Faculty uses program to help large 1st year class

Adam Wright and Adam Wright

Normally when the fall semester rolls around, administrators at the University do not mind that they will be bogged down with questions and concerns from overwhelmed freshmen and their parents.

But when enrollment records showed there would be an increase of almost 300 more new students this year than last, University faculty scrambled to plan for the imminent influx.

Vice provost and professor Al Gonzalez said, “We needed a proposal to prepare for the large number of fall students” .

Created in July, the Fall Transition Program helps new students who have extraordinary questions or problems. They are referred to the program by administrators who can then help more students with less difficult issues and minimize their own strain in the process.

“We’re not expecting more problems or think the offices can’t help,” Gonzalez, who co-chairs the program, said. “With more students, we wanted to be prepared for things that are unexpected.”

Within the program, a Ready Response Team, made up of faculty from various departments, is on call from 8a.m. to 5 p.m. to assist students or their parents. Only one of the five members that comprise the team is available during the nine-hour shift, but all are instructed that their team job takes priority over other tasks, according to team member Jill Carr.

The team communicates with all offices on campus, including Financial Aid and Registration and Records, so that it can help with almost any dilemma.

Since it only deals with extreme issues, only a few students and parents have been referred to the team.
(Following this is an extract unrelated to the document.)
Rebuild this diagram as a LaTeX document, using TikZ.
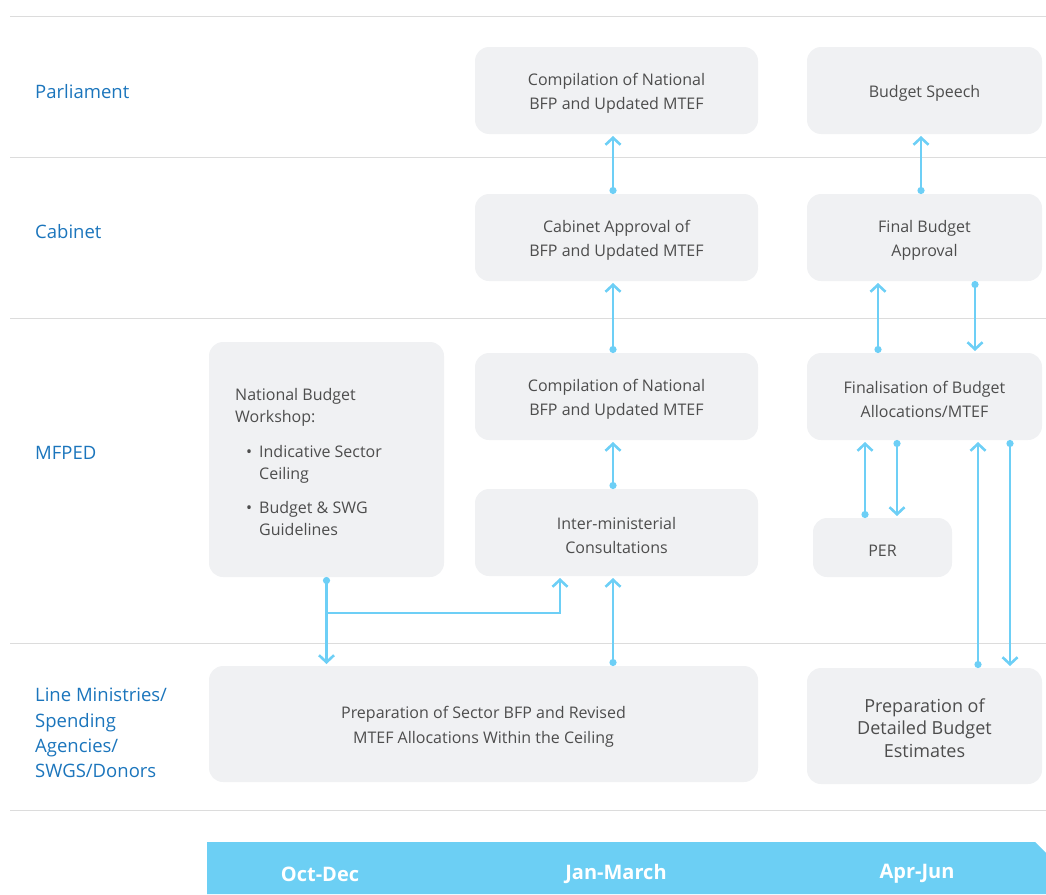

Their problems were mostly concerned with personal or financial matters, according to Connie Ruhl-Smith, who sits on the steering committee for the program.

Earlier this week, everyone on campus was able to benefit from the team’s unique services. Golf carts with bold, orange “Ask Me” signs pasted to them strolled around the major thoroughfares on campus to help with directions and a wide variety of questions.

“The students were all wide-eyed and excited,” said Conrad McRoberts, the senior research associate in the Office of Institutional Research, who drove a cart on Monday and Tuesday. “We received lots of positive responses.”

Although the carts only served the campus on the first two days of the semester, talk of extending the mobile kiosks next fall has already begun because of the enormous reaction the innovative plan has received. “Ask Me” drivers received inquiries from an average of 50 misguided students — and some new faculty members– during each of their four-hour shifts.

The rest of the program is set to run until Sept. 10. Depending on the response the team receives from administrators, students and parents, it could be extended for next year.